The final version goes more for mood with a kind of Philip Glassy minimalism most of all because it’s a safe way to process discrete information (a position) into something that sounds at the very least inoffensive. That paired with Rilla’s idea that white and black could be organized into different (related) chords gives you at least some sense of drama and turn taking in the music, which is therefore chess-like. The fact more advanced pieces are higher pitched also helps musically give a sense of what the position is like if you let it play through. So while the music itself is not really something I think I’d listen to voluntarily, it at least feels informationally worthwhile and still sounds at least “okay” as music thanks to the generic usefulness of chords and scales and keys and so forth that organizes musical information.

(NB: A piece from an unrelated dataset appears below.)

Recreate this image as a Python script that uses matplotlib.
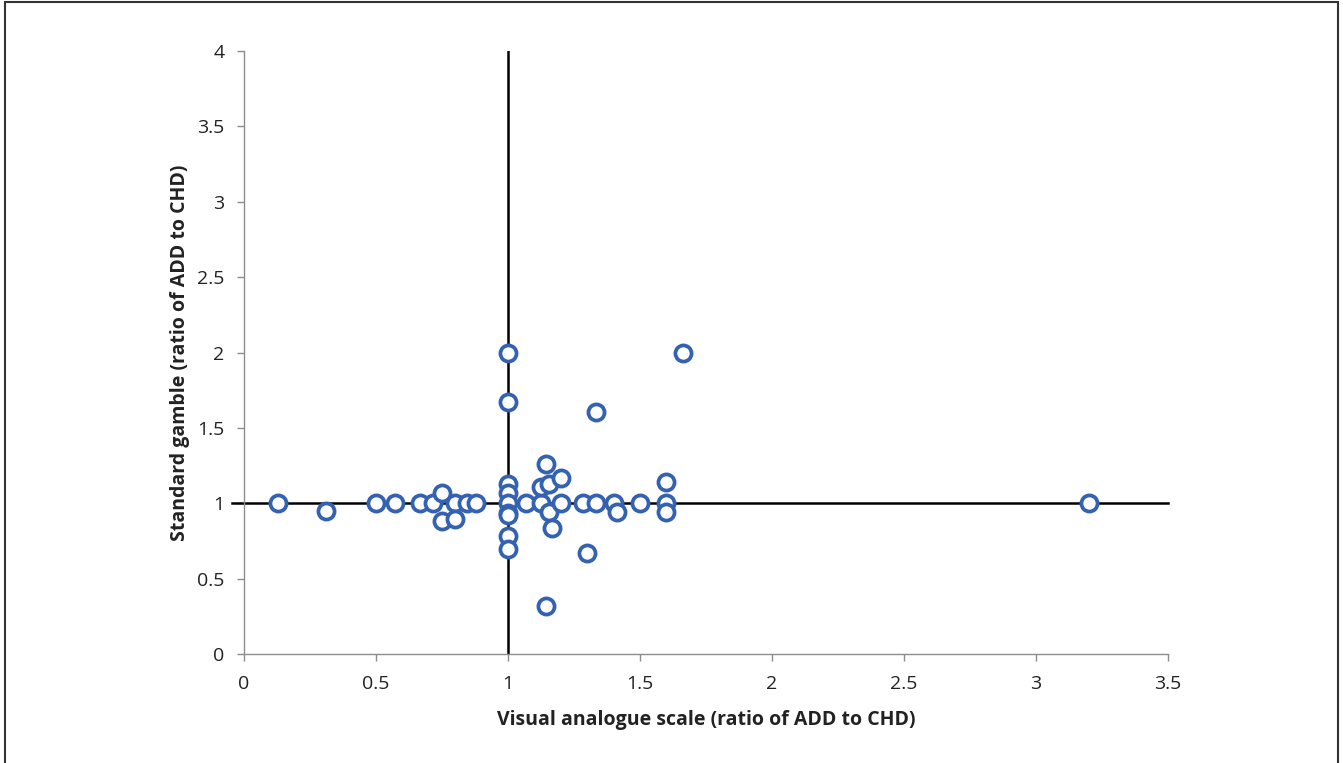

The big remaining task in the overall project is polishing off the checkers version which has the most intensely irritating consequences for all the rules of chess. I just realized before lunch that castling through check would now be plausible, so that’s a big and difficult thing to realize - I don’t know if you can force a castling move? If not I suppose you can just set the board that way, but lots of special case stuff going on there. And then there’s check and checkmate that require a bunch of stuff too, not to mention not disallowing particular moves that seem to be in check (which will require looking at all moves not just legal moves, and recalculating legality for myself - but I think that’s something I did for Gravity, so should have the bones of it somewhere).
The checkers version is actually pretty satisfying, so I do want to get it all right so that someone can play in the right spirit.
Am I right in thinking this game is perhaps actually finished? All the games appear to work. I’ve commented and refactored the code so it’s perhaps the least horrific piece of work I’ve put out into the creative commons (attribution) landscape. I’m kind of feeling the sadness of project wind-down. All suggests it’s probably time to write the press kit and move on with something else?